## START Working data

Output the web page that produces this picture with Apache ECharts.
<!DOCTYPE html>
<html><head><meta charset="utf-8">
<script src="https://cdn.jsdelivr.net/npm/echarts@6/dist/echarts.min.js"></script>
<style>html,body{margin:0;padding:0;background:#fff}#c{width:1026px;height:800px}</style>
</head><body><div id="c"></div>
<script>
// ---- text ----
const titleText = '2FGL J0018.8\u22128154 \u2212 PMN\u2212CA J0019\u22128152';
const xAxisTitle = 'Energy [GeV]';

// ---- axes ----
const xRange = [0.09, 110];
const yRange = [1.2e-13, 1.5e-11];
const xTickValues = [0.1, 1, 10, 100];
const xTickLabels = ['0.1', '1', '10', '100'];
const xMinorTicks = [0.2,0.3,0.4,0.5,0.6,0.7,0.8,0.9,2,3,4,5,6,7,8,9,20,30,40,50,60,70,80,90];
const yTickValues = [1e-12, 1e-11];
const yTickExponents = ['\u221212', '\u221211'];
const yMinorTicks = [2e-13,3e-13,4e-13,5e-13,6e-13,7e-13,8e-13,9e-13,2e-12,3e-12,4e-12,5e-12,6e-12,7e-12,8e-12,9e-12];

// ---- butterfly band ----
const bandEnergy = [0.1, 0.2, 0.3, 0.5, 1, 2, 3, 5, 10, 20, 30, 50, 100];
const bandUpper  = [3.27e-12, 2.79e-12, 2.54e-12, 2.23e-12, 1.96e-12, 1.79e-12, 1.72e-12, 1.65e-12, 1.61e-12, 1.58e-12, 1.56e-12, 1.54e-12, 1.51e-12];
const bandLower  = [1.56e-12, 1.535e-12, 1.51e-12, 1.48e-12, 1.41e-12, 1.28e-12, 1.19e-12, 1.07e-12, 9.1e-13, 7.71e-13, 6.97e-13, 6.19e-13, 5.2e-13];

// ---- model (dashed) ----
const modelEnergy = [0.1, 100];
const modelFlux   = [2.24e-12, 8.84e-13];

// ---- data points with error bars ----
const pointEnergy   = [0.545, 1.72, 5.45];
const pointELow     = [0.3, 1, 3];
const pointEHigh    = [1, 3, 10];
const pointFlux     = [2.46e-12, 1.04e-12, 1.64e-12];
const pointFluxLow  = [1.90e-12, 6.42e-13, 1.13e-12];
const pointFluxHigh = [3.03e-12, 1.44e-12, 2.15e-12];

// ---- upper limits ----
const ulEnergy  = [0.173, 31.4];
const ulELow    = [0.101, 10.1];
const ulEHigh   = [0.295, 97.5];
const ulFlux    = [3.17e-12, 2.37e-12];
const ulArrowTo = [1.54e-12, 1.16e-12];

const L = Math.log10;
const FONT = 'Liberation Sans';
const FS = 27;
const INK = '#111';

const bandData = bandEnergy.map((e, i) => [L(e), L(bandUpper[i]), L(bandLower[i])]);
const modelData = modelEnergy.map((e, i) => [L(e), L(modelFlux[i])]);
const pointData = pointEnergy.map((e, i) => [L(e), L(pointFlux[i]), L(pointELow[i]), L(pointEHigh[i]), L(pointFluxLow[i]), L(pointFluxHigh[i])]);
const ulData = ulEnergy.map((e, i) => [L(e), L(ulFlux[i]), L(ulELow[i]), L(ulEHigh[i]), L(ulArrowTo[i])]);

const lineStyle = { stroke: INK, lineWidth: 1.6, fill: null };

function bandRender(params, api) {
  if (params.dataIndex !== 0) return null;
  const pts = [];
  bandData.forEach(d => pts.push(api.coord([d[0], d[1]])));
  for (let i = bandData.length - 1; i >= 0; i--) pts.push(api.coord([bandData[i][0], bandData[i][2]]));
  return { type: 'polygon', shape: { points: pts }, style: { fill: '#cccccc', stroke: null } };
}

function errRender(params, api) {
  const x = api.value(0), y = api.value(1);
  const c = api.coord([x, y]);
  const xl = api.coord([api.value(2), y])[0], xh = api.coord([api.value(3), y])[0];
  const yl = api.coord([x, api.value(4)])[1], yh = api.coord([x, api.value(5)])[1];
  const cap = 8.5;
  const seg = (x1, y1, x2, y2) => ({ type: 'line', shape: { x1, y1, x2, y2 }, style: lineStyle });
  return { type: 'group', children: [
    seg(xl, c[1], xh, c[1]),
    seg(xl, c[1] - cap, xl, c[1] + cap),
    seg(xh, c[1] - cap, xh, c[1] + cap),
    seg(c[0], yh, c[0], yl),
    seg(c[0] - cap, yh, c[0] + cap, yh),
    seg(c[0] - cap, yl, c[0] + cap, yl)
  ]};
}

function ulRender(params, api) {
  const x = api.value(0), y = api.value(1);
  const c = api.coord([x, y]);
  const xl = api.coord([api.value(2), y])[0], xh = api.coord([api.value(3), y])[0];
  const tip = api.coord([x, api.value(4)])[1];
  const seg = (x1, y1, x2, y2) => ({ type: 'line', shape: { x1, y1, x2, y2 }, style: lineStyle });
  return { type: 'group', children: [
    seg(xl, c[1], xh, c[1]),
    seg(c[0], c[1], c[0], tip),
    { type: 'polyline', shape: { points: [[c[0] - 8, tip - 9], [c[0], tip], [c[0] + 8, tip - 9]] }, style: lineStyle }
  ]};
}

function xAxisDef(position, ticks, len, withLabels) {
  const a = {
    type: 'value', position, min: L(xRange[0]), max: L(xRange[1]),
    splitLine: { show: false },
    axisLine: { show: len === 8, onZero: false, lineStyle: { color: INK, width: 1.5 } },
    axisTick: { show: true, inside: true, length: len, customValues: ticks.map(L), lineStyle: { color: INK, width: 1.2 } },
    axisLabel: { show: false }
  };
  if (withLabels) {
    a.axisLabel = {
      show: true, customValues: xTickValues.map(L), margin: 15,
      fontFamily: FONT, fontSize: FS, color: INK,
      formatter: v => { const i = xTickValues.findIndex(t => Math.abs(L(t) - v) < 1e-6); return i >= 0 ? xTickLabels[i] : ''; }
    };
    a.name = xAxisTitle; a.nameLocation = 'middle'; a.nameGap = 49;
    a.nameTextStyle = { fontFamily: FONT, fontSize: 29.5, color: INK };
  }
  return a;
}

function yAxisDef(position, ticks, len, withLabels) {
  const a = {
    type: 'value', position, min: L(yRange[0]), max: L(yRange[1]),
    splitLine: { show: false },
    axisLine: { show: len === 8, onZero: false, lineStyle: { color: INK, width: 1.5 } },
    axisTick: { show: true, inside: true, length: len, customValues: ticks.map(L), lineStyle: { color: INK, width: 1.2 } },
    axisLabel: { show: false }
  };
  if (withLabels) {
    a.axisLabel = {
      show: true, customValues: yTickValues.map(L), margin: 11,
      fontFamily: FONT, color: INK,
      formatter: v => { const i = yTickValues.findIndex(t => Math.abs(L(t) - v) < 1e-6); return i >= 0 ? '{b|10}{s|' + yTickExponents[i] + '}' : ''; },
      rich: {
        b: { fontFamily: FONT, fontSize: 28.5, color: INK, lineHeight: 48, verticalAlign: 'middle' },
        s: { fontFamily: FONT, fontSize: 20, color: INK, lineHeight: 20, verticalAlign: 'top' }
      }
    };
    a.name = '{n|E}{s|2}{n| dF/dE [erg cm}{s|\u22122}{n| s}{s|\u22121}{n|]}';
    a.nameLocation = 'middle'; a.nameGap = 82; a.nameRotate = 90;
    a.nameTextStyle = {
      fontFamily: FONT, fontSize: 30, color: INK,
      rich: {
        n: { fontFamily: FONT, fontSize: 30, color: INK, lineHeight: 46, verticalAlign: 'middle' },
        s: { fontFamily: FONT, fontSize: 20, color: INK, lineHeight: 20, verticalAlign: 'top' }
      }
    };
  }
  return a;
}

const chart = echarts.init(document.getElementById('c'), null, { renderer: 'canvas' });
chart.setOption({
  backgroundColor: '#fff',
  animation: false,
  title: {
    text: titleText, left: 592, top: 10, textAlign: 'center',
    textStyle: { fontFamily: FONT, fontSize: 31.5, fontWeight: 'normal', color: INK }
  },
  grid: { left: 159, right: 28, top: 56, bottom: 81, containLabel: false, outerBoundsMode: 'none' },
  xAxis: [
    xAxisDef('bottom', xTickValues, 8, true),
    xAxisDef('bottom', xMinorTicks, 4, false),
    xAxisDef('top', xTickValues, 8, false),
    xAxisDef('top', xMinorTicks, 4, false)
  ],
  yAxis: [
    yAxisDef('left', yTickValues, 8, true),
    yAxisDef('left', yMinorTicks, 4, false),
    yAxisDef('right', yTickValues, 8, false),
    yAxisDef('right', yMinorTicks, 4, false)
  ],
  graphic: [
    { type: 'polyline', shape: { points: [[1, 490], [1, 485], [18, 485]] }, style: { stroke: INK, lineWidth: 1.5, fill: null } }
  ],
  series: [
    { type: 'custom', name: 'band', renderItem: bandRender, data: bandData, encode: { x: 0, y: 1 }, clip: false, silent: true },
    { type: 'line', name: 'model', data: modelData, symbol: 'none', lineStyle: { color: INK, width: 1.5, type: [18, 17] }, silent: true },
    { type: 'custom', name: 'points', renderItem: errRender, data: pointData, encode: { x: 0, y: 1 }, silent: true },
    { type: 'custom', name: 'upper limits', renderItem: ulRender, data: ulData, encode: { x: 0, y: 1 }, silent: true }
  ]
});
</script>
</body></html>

## END Working data
## START Working data

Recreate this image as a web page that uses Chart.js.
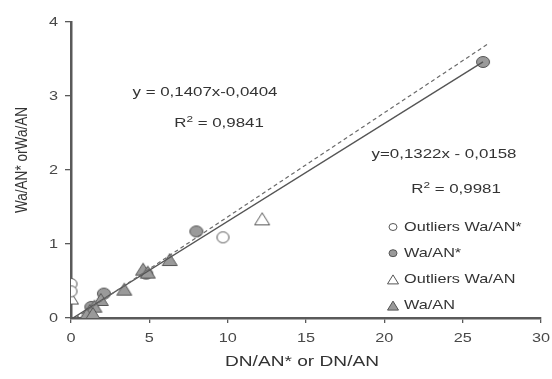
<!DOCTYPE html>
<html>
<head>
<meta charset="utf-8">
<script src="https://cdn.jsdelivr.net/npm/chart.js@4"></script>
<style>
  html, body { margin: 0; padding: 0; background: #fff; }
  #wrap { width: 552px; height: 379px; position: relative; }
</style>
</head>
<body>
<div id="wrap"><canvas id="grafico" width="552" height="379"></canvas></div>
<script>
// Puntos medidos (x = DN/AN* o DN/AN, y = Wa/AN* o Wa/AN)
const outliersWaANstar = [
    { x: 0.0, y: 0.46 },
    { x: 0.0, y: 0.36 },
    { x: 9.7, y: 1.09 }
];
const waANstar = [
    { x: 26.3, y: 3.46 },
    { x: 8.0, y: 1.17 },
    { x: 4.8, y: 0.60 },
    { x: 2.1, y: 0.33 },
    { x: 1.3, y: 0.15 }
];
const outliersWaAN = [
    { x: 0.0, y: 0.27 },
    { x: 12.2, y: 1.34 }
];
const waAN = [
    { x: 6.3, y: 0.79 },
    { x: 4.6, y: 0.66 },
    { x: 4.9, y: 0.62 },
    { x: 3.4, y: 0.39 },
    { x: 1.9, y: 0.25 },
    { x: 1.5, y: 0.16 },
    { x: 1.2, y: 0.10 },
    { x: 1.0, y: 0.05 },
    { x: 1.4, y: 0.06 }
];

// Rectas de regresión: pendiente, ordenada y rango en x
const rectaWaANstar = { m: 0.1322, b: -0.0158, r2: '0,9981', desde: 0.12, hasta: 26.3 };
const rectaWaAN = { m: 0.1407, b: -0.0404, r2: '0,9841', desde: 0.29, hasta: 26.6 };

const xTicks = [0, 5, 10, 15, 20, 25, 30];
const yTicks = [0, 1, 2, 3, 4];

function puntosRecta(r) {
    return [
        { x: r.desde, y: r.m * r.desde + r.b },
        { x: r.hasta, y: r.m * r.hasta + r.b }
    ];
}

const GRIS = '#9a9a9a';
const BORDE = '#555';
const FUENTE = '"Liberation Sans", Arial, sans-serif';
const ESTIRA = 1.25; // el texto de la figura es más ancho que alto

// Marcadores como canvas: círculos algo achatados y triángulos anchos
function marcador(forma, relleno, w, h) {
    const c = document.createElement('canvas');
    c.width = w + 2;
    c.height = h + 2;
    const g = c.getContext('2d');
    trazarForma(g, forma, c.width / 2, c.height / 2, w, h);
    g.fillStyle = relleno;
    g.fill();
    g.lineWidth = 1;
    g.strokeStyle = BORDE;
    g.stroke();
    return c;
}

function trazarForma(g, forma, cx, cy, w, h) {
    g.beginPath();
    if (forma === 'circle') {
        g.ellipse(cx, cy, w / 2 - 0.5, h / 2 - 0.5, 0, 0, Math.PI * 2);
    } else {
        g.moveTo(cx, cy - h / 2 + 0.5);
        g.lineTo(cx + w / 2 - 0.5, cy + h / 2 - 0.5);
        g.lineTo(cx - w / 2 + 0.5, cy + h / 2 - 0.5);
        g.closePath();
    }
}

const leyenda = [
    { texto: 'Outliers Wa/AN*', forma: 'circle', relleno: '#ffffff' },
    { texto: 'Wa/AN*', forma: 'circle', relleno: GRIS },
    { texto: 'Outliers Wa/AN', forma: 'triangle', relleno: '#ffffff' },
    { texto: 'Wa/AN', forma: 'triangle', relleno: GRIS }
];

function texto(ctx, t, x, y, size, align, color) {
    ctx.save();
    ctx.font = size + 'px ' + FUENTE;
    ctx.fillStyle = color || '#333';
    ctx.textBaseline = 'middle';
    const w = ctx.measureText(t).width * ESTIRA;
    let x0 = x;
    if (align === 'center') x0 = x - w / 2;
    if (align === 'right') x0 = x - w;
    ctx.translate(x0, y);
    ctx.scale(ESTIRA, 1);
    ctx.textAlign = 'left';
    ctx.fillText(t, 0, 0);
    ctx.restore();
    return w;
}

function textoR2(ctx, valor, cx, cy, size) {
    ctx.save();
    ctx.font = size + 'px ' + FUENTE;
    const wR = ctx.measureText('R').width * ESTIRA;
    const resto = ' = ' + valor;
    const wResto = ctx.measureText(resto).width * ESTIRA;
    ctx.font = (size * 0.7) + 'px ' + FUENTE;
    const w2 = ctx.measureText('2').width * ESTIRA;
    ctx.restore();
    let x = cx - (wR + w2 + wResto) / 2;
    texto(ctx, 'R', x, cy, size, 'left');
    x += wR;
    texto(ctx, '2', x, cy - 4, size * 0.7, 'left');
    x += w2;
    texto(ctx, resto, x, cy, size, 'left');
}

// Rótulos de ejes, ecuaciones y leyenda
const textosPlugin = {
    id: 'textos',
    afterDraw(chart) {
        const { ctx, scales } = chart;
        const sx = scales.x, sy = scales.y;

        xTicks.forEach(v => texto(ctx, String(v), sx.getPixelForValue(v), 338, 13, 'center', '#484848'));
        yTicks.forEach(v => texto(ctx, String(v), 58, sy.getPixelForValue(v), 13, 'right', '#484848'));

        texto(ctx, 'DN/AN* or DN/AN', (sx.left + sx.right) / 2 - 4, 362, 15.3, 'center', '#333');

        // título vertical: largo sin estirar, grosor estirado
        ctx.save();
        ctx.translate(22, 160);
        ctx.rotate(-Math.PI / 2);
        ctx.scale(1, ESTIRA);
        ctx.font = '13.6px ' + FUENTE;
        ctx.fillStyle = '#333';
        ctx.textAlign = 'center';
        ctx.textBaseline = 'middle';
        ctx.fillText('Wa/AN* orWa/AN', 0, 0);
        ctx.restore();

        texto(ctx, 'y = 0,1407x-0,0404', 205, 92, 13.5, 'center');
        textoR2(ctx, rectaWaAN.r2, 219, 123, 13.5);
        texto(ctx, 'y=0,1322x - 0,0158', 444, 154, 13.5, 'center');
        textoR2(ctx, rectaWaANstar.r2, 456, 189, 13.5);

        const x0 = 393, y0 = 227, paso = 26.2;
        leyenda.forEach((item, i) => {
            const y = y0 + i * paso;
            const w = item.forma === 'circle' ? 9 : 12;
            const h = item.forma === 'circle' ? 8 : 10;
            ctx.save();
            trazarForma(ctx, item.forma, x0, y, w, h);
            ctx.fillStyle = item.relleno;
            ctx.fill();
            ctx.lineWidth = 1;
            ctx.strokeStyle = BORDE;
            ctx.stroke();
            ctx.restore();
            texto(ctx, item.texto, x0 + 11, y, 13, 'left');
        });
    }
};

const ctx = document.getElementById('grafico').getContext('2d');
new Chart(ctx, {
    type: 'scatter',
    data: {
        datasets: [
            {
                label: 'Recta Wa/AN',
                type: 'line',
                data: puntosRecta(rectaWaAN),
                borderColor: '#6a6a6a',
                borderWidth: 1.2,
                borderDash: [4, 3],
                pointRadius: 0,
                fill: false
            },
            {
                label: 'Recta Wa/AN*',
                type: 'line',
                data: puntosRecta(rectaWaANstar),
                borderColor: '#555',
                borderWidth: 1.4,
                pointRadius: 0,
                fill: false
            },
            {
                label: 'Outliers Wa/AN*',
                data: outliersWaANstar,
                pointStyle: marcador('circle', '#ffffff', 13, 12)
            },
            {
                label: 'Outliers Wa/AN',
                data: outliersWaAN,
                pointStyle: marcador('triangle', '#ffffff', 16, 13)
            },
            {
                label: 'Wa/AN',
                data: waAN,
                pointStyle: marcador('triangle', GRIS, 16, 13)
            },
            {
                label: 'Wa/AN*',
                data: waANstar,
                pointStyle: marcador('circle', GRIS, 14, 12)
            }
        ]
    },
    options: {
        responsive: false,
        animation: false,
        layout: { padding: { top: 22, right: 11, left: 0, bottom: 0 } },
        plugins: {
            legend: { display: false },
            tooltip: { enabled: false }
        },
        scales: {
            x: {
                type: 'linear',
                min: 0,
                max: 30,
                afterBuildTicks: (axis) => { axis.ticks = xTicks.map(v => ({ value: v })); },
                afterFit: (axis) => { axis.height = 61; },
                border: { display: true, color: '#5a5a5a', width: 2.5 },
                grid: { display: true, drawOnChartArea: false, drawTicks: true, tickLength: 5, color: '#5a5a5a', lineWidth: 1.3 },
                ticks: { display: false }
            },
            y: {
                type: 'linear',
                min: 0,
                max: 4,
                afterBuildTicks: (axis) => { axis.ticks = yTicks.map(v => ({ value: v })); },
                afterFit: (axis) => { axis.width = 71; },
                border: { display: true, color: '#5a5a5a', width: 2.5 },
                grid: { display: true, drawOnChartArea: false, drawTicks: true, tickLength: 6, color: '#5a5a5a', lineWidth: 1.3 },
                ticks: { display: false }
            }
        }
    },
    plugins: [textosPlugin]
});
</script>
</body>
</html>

## END Working data

- **What is needed**: Retype the entries above exactly, but only from the line containing "Output the web" through the line containing "const xAxisTitle = 'Energy [GeV]';", both included.

- **Task solution**:
Output the web page that produces this picture with Apache ECharts.
<!DOCTYPE html>
<html><head><meta charset="utf-8">
<script src="https://cdn.jsdelivr.net/npm/echarts@6/dist/echarts.min.js"></script>
<style>html,body{margin:0;padding:0;background:#fff}#c{width:1026px;height:800px}</style>
</head><body><div id="c"></div>
<script>
// ---- text ----
const titleText = '2FGL J0018.8\u22128154 \u2212 PMN\u2212CA J0019\u22128152';
const xAxisTitle = 'Energy [GeV]';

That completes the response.